What's this growing on the solder joint?

Thread Starter

Stringybark B

Joined Jul 22, 2015
5
Hey all,
I opened my 7 year old remote presenter pointer to figure out why it's suddenly stopped working.
Could this stuff that's growing on the solder connecting the battery spring to the board be causing the current not to supply to the circuit?
If so, can I fix this by reheating the solder, removing it and adding new? Or is it a waste of time?

Photo attached. 20160318_191839-1.jpg
 

Kermit2

Joined Feb 5, 2010
4,163
It's the electrolyte which leaked from the battery.

Very corrosive stuff. Soft toothbrush, isopropyl and plenty of gentle scrubbing will get it clean.

Use an ohm meter and verify continuity across corroded traces. Use jumper wires and solder to reconnect components if a trace is open.

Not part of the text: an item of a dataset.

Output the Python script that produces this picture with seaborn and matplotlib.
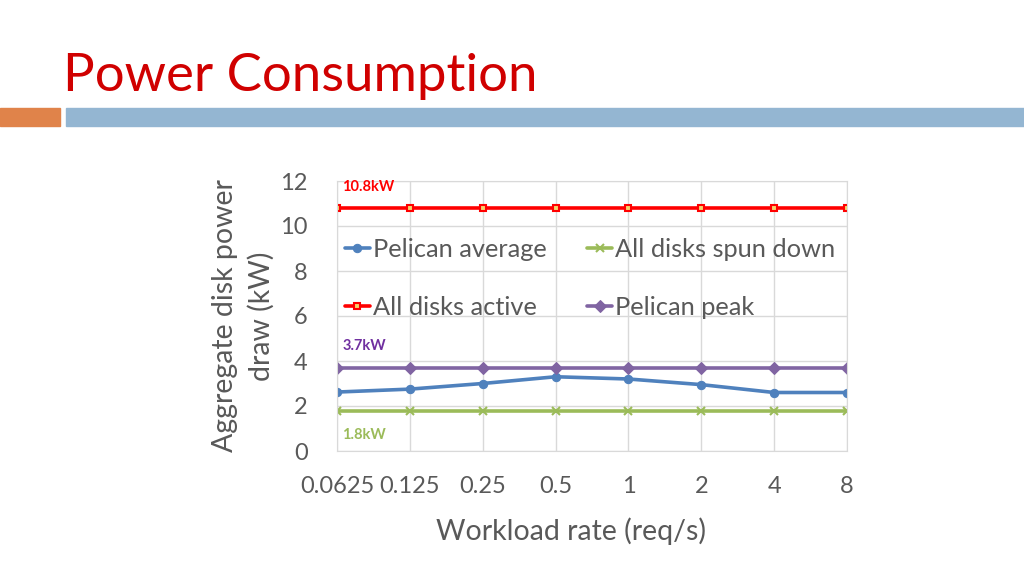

Finally, some advice you probably know now. Don't leave the battery in it when stored away.
 

#12

Joined Nov 30, 2010
18,186
Is that copper trace open by the letter A or has it survived because it has both the green coating and a white line protecting that little bit of copper?
You're going to have to get in there with a 10X jewelers loupe to see if the corrosion ate the end off that yellow capacitor.
Maybe the light green line (on the other side of the solder blob) on the battery holder got dissolved.
 

Thread Starter

Stringybark B

Joined Jul 22, 2015
5
Is that copper trace open by the letter A or has it survived because it has both the green coating and a white line protecting that little bit of copper?
You're going to have to get in there with a 10X jewelers loupe to see if the corrosion ate the end off that yellow capacitor.
Maybe the light green line (on the other side of the solder blob) on the battery holder got dissolved.
That copper trace sure looks open, not just in the photo but under the magnifying glass as well.
The capacitor kind of looks OK after I cleaned up around it some more. But that copper trace is definitely open.
The photo is reasonably clear, I think.
capacitor.jpg
 

wayneh

Joined Sep 9, 2010
16,164
I agree with the assessments of the problem, and that it can possibly be repaired with some effort. If you have the tools and skill to do it, it may be worth your effort. (Success may hinge on whether that capacitor is disconnected/destroyed or not.) If you have neither the tools nor the skills, it's unlikely to be worth it.
 
Last edited:

Thread Starter

Stringybark B

Joined Jul 22, 2015
5
I agree with the assessments of the problem, and that it can possibly be repaired with some effort. If you have the tools and skill to do it, it may be worth your effort. (Success may hinge on whether that capacitor is disconnected/destroyed or not.) If you have neither the tools nor the skills, it's unlikely to be worth it.
I'll give it a try. Won't take too long and I might get it to work. If not, well, I will have learnt something.